- Dogs suitable for experienced owners
- Extra training required
- Generally healthy breed
- Enjoys vigorous walks
- Enjoys more than two hours of walking a day
- Medium dog
- Some drool
- Requires grooming once a week
- Quiet dog
- Welcomes everyone happily
- Could have issues with unknown dogs but gets along with known dogs
- May need additional training to live with other pets
- Great family dog
- Needs a large garden
- Can live in semi-rural areas
- Can be left occasionally with training
|Lifespan:||12 – 14 years|
|Weight:||16 – 27kg|
|Height:||50 – 58cm|
|Colours:||Comes in any shade of yellow from light to dark, with or without a red tint, and this may be a solid colour with white markings to face, tail and limbs, or patched with white on the body.|
|UK Kennel Club Groups:||Gundog (Import Register)|
|Easy to train:||5/5|
|Tolerates being alone:||1/5|
|Likes other pets:||5/5|
Described as affectionate to the point of inconvenience, the Portuguese Pointer is a very friendly, affable and companionable dog. Whilst aloof with other dogs, with people, they want nothing more than to be out working in the field, or snuggled up on a lap. Keen to work, keen to please, and quick to learn, the Portuguese Pointer is still an excellent working Hunt Point Retrieve (HPR) breed, and is the smallest of this type. They are quite sensitive souls and care should be taken to handle them thoughtfully and kindly, using positive reinforcement methods – it would be very easy to squash this happy, gentle dog’s character with harsh or aversive training.
History and Origins
Country of Origin: Portugal
The Portuguese Pointer can be traced back to the 12th Century, and likely descended from Iberian hunting dogs. Their original role was to hunt small game birds – freezing, one paw raised, in the ‘point’ position to indicate where the game birds were in the cover. Due to the change in hunting laws, making hunting with pointers illegal in the 16th Century, the breed suffered and numbers declined.
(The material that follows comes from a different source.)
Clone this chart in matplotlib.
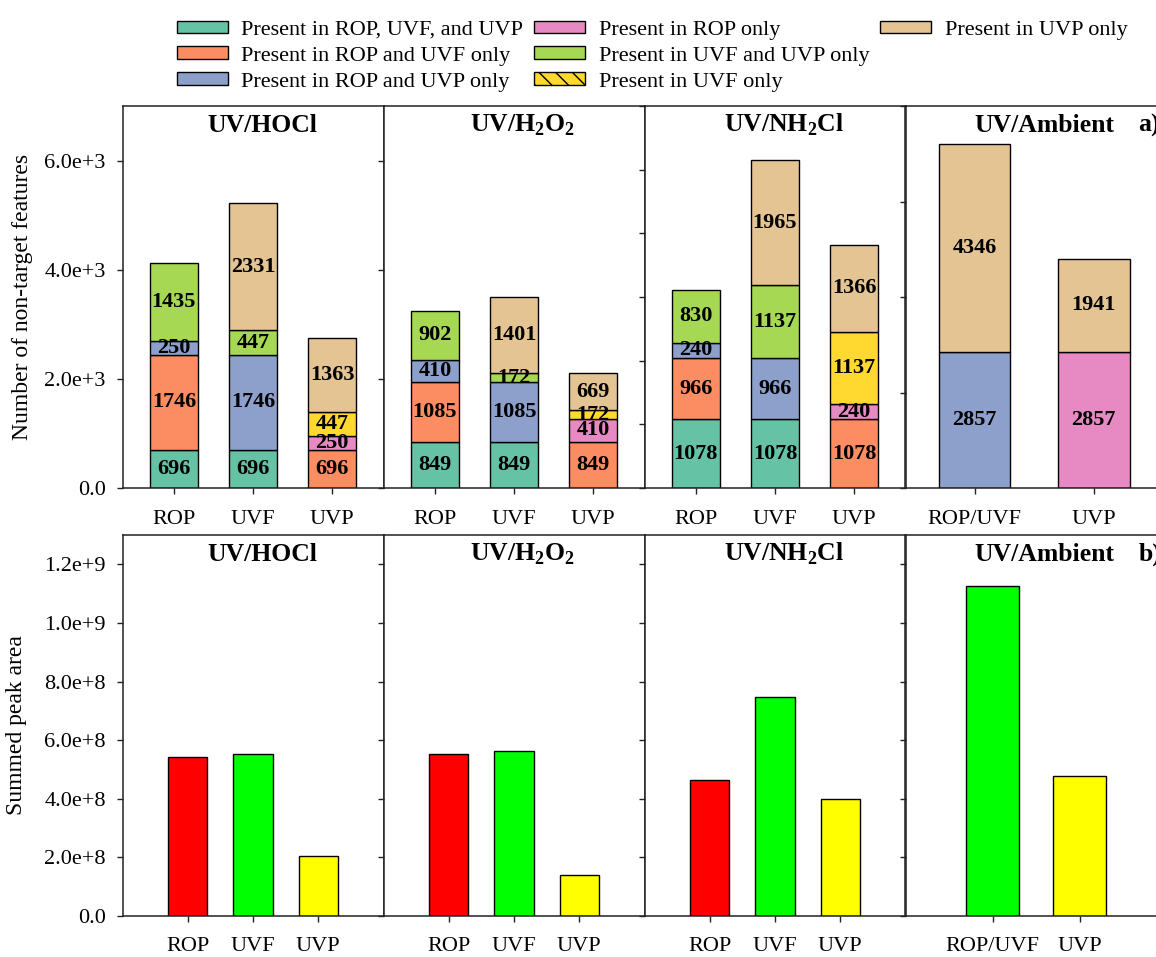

In the 18th Century, wine producers from the UK who had settled in the Porto area discovered the Portuguese Pointer and brought some back to the UK where it is possible they contributed to the ancestry of the English Pointer.
In the 1920’s, Portuguese breeders made an effort to save the breed, locating ancient lines of Portuguese dogs, establishing a Stud Book in 1932 and an official breed standard in 1938. Portuguese Pointers were added to the Kennel Clubs Import Register in 2013.
Did You Know?
- The Portuguese Pointer was bred to hunt small game birds, particularly the partridge, or ‘perdiz’ in Portuguese. In the 16th Century their name was Perdigueiro Portuguese or ‘Partridge Setter’.
- Pointers and Setters basically do the same job; when they find game in the cover (undergrowth) they freeze, for the Pointer that’s a forward stance with one paw up, tail straight out behind, focusing on the bird’s location. For the Setter, it’s more of a frozen crouch, but still forward, pointing at where the bird is. This behaviour is not taught but bred in, you can see puppies of both types offering this in response to glimpsing movement on the ground from just a few weeks of age!